Kürt halkına yönelik gerçekleştirilen vahşi katliamlara, 34 yıl önce, 16 Mart 1998 tarihinde Irak Kürdistan Bölgesi’ndeki Halepçe kentinde bir yenisi daha eklendi. İran-Irak savaşı dönemindeki bu katliam Saddam rejimi tarafından kimyasal silahlar ile gerçekleştirildi. Ölüm binlerce insanı elma kokusu ile buldu.
Emperyalistler kendi sefil çıkarları uğruna milyonlarca insana yönelik kimyasal silahlar, nükleer bombalar ve türlü silahlarla vahşice gerçekleştirilen onlarca katliama imza attılar. Halepçe’de gerçekleştirilen katliam da insanlık tarihine kazınan vahşi katliamlar arasında yer aldı. Yapılan incelemelerde “hardal gazı” olarak adlandırılan ve türü tespit edilememiş bir sinir gazı çeşidinin kullanıldığı raporlandı. Halepçe’de en az 12 bin kişi yaşamını yitirdi. Bu saldırının etkisi yalnızca bir günle kalmadı. Tıpkı nükleer silahların kullanıldığı saldırılarda olduğu gibi Halepçe halkı da on yıllarca bu kimyasal silahların etkisini hissetti. Hastalıklar çoğaldı, sağlıklı doğumlar gerçekleşemedi.
Kürt halkının o yıllarda yaşadığı zulüm yalnızca bir gün ile sınırlı değildi. Saddam rejiminin “Enfal Operasyonu” olarak adlandırdığı ve 29 Mart 1987 ve 23 Nisan 1989 tarihleri arasında yoğunlaşan saldırılarda, yüz binlerce (180 bin ile 210 bin arasında tahmin ediliyor) Kürt yaşamını yitirdi.
Kürt halkına yönelik imha, inkar ve asimilasyon politikalarına son!
Emperyalist devletlerin Ortadoğu’da yerüstü ve yeraltı kaynaklarına erişebilmek ve bölgede hakimiyet kurabilmek için on yıllardır sürdürdüğü savaşlar sonucunda halen başta Kürt halkı olmak üzere bölge halkları katledilmeye, göç yollarında ölmeye, özellikle kadınlar köle pazarlarında satılmaya devam ediyor.

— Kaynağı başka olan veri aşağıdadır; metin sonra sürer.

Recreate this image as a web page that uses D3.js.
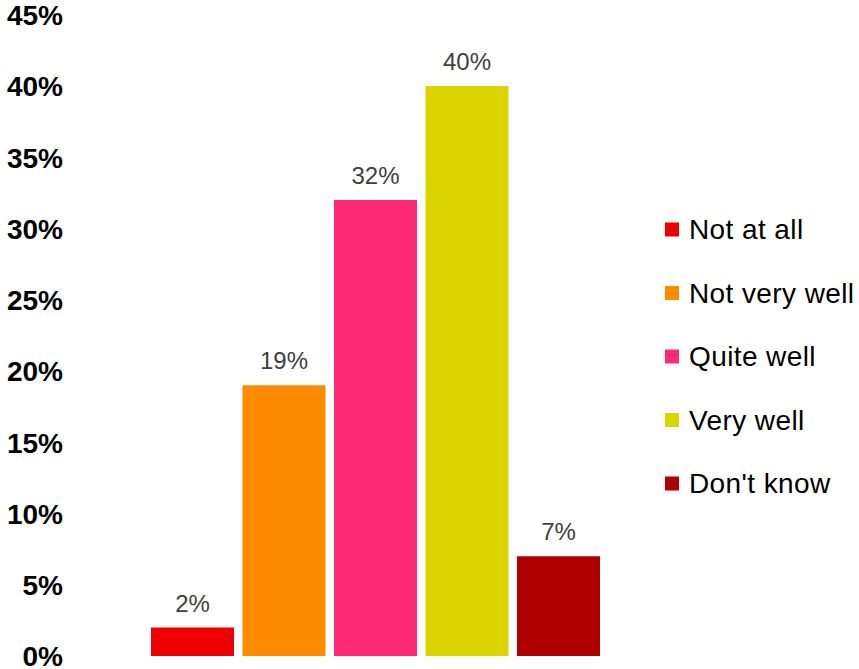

Henüz 2014 yılında, daha Halepçe’de yaşananların acısı dinmemişken, emperyalistlerin kirli hedefleri için besleyip-büyüttüğü ve halkların başına bela ettiği IŞİD çetesi, Irak’ın Şengal bölgesinde Ezidi Kürtlere saldırdı. Binlerce Kürt kadını kaçırılıp köle olarak satıldı. Binlerce Ezidi erkek, kadın ve çocuk katledildi. Ya da Halepçe Katliamının tanınması için kanun teklifinin verildiği aynı Türkiye Büyük Millet Meclisi, 2018 yılında Efrin’e yönelik işgali de onayladı. Suriye sınırları içerisinde bulunan ve Kürt, Arap, Türkmen, Ermeni, Asuri halklarının yaşadığı Efrin’de, Türk sermaye devleti tarafından katliamlar gerçekleştirildi. Her senenin 16 Mart tarihinde Halepçe için timsah gözyaşları dökenler, Efrin’e yönelik gerçekleştirilen işgale alkış tuttular.
Kürt halkı on yıllardır imha, inkar ve asimilasyon politikalarına maruz bırakılıyor. Dersim’de, Şırnak’ta, Roboski’de, Sur’da ve daha pek çok yerde, yazmakla bitiremeyeceğimiz bu kanlı tarihin hesabını sormak için, Kürt halkına yönelik imha, inkar ve asimilasyon politikalarının son bulması için emperyalist-kapitalist düzeni tarihin çöplüğüne göndermekten başka bir çözüm yolu yok!